Professor Joseph S. Nye, Jr., the Dean of The Kennedy School of Government at Harvard University, addresses these issues in this study of international politics.

This course examines the origins of the great conflicts of our century and asks if history is doomed to repeat them.

Twice in the first half of this century, nearly all the great powers engaged in wars that killed nearly 70 million people. During the past 50 years, the Cold War has dominated our lives and international politics.

The aftermath of each war shook the international political system, changed the maps of the world, and set the scene for the next great conflict.

The series examines how concepts like the balance of power and the international system interweave with history. It asks what actually happened in these great conflicts, so we can better evaluate if we are destined to repeat them.

International Politics: Foundations

The first three lectures give you background and tools for the study of international politics.

Lecture 1 discusses the basic international political systems and their characteristics, from empire to the anarchic state system in which we live today.

Lecture 2 deals with the key problem of defining an international system, and it uses the example of the unification of Germany to demonstrate an international political analysis on the individual, the state, and the systemic level.

Lecture 3 gives an introduction to one of the most frequently used concepts in international politics: the balance of power.

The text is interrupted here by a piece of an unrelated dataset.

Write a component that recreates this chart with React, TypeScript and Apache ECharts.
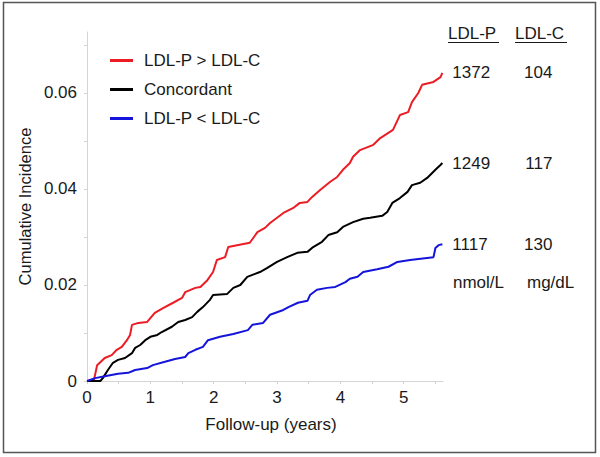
import React, { useEffect, useRef } from "react";
import * as echarts from "echarts";

const seriesNames = ["LDL-P > LDL-C", "Concordant", "LDL-P < LDL-C"];
const seriesColors = ["#ec1c24", "#000000", "#1414dc"];

// Follow-up (years) vs cumulative incidence
const highPCurve: [number, number][] = [
  [0, 0], [0.11, 0.0002], [0.16, 0.0033], [0.28, 0.0048], [0.39, 0.0054], [0.47, 0.0065],
  [0.55, 0.0071], [0.63, 0.0085], [0.68, 0.0096], [0.71, 0.0117], [0.81, 0.0121], [0.95, 0.0123],
  [1.07, 0.0142], [1.2, 0.0152], [1.36, 0.0163], [1.5, 0.0173], [1.55, 0.0185], [1.71, 0.0194],
  [1.79, 0.0196], [1.9, 0.021], [1.99, 0.0227], [2.05, 0.0252], [2.18, 0.0258], [2.23, 0.0279],
  [2.57, 0.0288], [2.69, 0.031], [2.81, 0.0319], [2.89, 0.0329], [3.1, 0.035], [3.25, 0.036],
  [3.36, 0.0371], [3.48, 0.0373], [3.55, 0.0383], [3.68, 0.0398], [3.84, 0.0415], [3.95, 0.0425],
  [4.04, 0.044], [4.15, 0.0454], [4.2, 0.0467], [4.31, 0.0481], [4.52, 0.0492], [4.63, 0.0506],
  [4.83, 0.0523], [4.94, 0.0554], [5.07, 0.056], [5.13, 0.0581], [5.23, 0.06], [5.29, 0.0617],
  [5.47, 0.0623], [5.58, 0.0633], [5.61, 0.0642],
];
const concordantCurve: [number, number][] = [
  [0, 0], [0.21, 0], [0.25, 0.0006], [0.33, 0.0023], [0.41, 0.0038], [0.49, 0.0044], [0.6, 0.0048],
  [0.71, 0.0058], [0.76, 0.0069], [0.84, 0.0075], [0.92, 0.0085], [1.0, 0.0092], [1.11, 0.0096],
  [1.18, 0.0102], [1.34, 0.0113], [1.44, 0.0123], [1.55, 0.0127], [1.66, 0.0133], [1.74, 0.0144],
  [1.83, 0.0154], [1.94, 0.0169], [1.99, 0.0179], [2.21, 0.0181], [2.31, 0.0194], [2.42, 0.02],
  [2.53, 0.0217], [2.73, 0.0227], [2.84, 0.0235], [3.0, 0.0248], [3.16, 0.0258], [3.32, 0.0267],
  [3.48, 0.0269], [3.57, 0.0279], [3.71, 0.029], [3.81, 0.0304], [3.95, 0.031], [4.04, 0.0321],
  [4.2, 0.0331], [4.36, 0.0338], [4.47, 0.034], [4.66, 0.0344], [4.74, 0.0352], [4.82, 0.0371],
  [4.94, 0.0381], [5.06, 0.0394], [5.13, 0.0408], [5.26, 0.0413], [5.37, 0.0423], [5.5, 0.044],
  [5.58, 0.045], [5.61, 0.0454],
];
const lowPCurve: [number, number][] = [
  [0, 0], [0.13, 0.0006], [0.28, 0.001], [0.49, 0.0015], [0.65, 0.0017], [0.76, 0.0023],
  [0.95, 0.0027], [1.04, 0.0033], [1.23, 0.004], [1.39, 0.0046], [1.55, 0.005], [1.6, 0.0058],
  [1.71, 0.0065], [1.83, 0.0071], [1.91, 0.0085], [2.1, 0.0092], [2.31, 0.0098], [2.54, 0.0106],
  [2.61, 0.0117], [2.78, 0.0121], [2.89, 0.0138], [3.1, 0.0148], [3.18, 0.0154], [3.33, 0.0163],
  [3.48, 0.0167], [3.52, 0.0179], [3.63, 0.019], [3.79, 0.0194], [3.92, 0.0196], [4.08, 0.0206],
  [4.15, 0.0213], [4.27, 0.0217], [4.36, 0.0227], [4.58, 0.0233], [4.76, 0.0238], [4.9, 0.0248],
  [5.1, 0.0252], [5.47, 0.0258], [5.5, 0.0277], [5.55, 0.0283], [5.61, 0.0285],
];

const ldlPValues = ["1372", "1249", "1117"];
const ldlCValues = ["104", "117", "130"];

const xTicks = [0, 0.5, 1, 1.5, 2, 2.5, 3, 3.5, 4, 4.5, 5, 5.5];
const xLabels = [0, 1, 2, 3, 4, 5];
const yTicks = [0, 0.01, 0.02, 0.03, 0.04, 0.05, 0.06, 0.07];
const yLabels = [0, 0.02, 0.04, 0.06];

const FONT = 'Arial, "Liberation Sans", sans-serif';
const FS = 17;
const TEXT = "#1a1a1a";
const AXIS = "#d4d4d4";

export default function App() {
  const ref = useRef<HTMLDivElement>(null);
  useEffect(() => {
    if (!ref.current) return;
    const chart = echarts.init(ref.current, undefined, { renderer: "svg" });
    const curves = [highPCurve, concordantCurve, lowPCurve];
    chart.setOption({
      animation: false,
      backgroundColor: "#ffffff",
      textStyle: { fontFamily: FONT },
      grid: { left: 87, top: 32, right: 157, bottom: 76, containLabel: false },
      legend: {
        orient: "vertical",
        left: 110,
        top: 52,
        padding: 0,
        itemWidth: 23,
        itemHeight: 3,
        itemGap: 12,
        icon: "rect",
        data: seriesNames,
        textStyle: { fontFamily: FONT, fontSize: FS, color: TEXT, padding: [0, 0, 0, 6], lineHeight: 17 },
      },
      xAxis: {
        type: "value",
        min: 0,
        max: 5.62,
        interval: 0.5,
        name: "Follow-up (years)",
        nameLocation: "middle",
        nameGap: 35,
        nameTextStyle: { fontFamily: FONT, fontSize: FS, color: TEXT, padding: [0, 0, 0, 12] },
        axisLine: { show: true, onZero: false, lineStyle: { color: AXIS, width: 1 } },
        axisTick: { show: true, length: 3, customValues: xTicks, lineStyle: { color: AXIS } },
        axisLabel: {
          customValues: xLabels,
          margin: 8,
          fontFamily: FONT,
          fontSize: FS,
          color: TEXT,
          formatter: (v: number) => (Number.isInteger(v) ? String(v) : ""),
        },
        splitLine: { show: false },
      },
      yAxis: {
        type: "value",
        min: 0,
        max: 0.0727,
        interval: 0.01,
        name: "Cumulative Incidence",
        nameLocation: "middle",
        nameGap: 54,
        nameTextStyle: { fontFamily: FONT, fontSize: 16.5, color: TEXT },
        axisLine: { show: true, onZero: false, lineStyle: { color: AXIS, width: 1 } },
        axisTick: { show: true, length: 3, customValues: yTicks, lineStyle: { color: AXIS } },
        axisLabel: {
          customValues: yLabels,
          margin: 10,
          fontFamily: FONT,
          fontSize: FS,
          color: TEXT,
          formatter: (v: number) => {
            const r = Math.round(v * 1000) / 1000;
            if (r === 0) return "0";
            return yLabels.some((l) => Math.abs(l - r) < 1e-6) ? r.toFixed(2) : "";
          },
        },
        splitLine: { show: false },
      },
      series: seriesNames.map((name, i) => ({
        name,
        type: "line",
        data: curves[i],
        symbol: "none",
        color: seriesColors[i],
        itemStyle: { color: seriesColors[i] },
        lineStyle: { color: seriesColors[i], width: 2 },
        z: 2 + i,
        endLabel: {
          show: true,
          distance: 10,
          formatter: () => `{p|${ldlPValues[i]}}{c|${ldlCValues[i]}}`,
          rich: {
            p: { width: 62, align: "left", fontFamily: FONT, fontSize: FS, color: TEXT },
            c: { width: 38, align: "right", fontFamily: FONT, fontSize: FS, color: TEXT },
          },
        },
      })),
      graphic: [
        {
          type: "rect",
          shape: { x: 3.5, y: 2.5, width: 592, height: 450 },
          style: { fill: "none", stroke: "#555555", lineWidth: 1.5 },
          silent: true,
        },
        {
          type: "text",
          x: 448,
          y: 33,
          style: { text: "LDL-P", font: `${FS}px ${FONT}`, fill: TEXT, verticalAlign: "middle" },
        },
        { type: "line", shape: { x1: 448, y1: 42.5, x2: 499, y2: 42.5 }, style: { stroke: TEXT, lineWidth: 1 } },
        {
          type: "text",
          x: 515,
          y: 33,
          style: { text: "LDL-C", font: `${FS}px ${FONT}`, fill: TEXT, verticalAlign: "middle" },
        },
        { type: "line", shape: { x1: 515, y1: 42.5, x2: 567, y2: 42.5 }, style: { stroke: TEXT, lineWidth: 1 } },
        {
          type: "text",
          x: 453,
          y: 282,
          style: { text: "nmol/L", font: `${FS}px ${FONT}`, fill: TEXT, verticalAlign: "middle" },
        },
        {
          type: "text",
          x: 527,
          y: 282,
          style: { text: "mg/dL", font: `${FS}px ${FONT}`, fill: TEXT, verticalAlign: "middle" },
        },
      ],
    });
    return () => chart.dispose();
  }, []);
  return (
    <div
      ref={ref}
      style={{ position: "fixed", left: 0, top: 0, width: 600, height: 457 }}
    />
  );
}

You examine changing definitions of power as well as the varying definitions of the balance of power. You explore the period between 1814 and 1914 in Europe in order to see different phases of a balance of powers.

International Politics: The First And Second World Wars

Lectures 4 through 6 examine the origins of the great conflicts of the century and the attempts by world leaders to avoid history’s mistakes. You discuss the origins of World War I in the balance of power in Europe and increasingly nationalist politics, as well as the fatalism that led states to believe war could not be averted.

Dr. Nye presents Woodrow Wilson’s attempt to eliminate war from the face of the earth, along with the problems in U.S. domestic politics and the treaties themselves that doomed the League before it was begun.

You consider whether World War II was an inevitable continuation of World War I. Professor Nye distinguishes the causes of the war in the Pacific from those of the war in Europe. He assesses Hitler’s role in the war along with other causes stemming from the Treaty of Versailles.

International Politics: The Present and Future

Lectures 7 and 8 discuss the origins of the cold war and the possibility for change in the international system in the post-cold war world.

You examine the aftermath of World War II and the confrontations that led to a period of intense U.S.-Soviet hostility, and you discuss changes that have occurred in the international political system to preclude repetition of history. The series concludes with an admonition not to simplify current situations into historical analogies.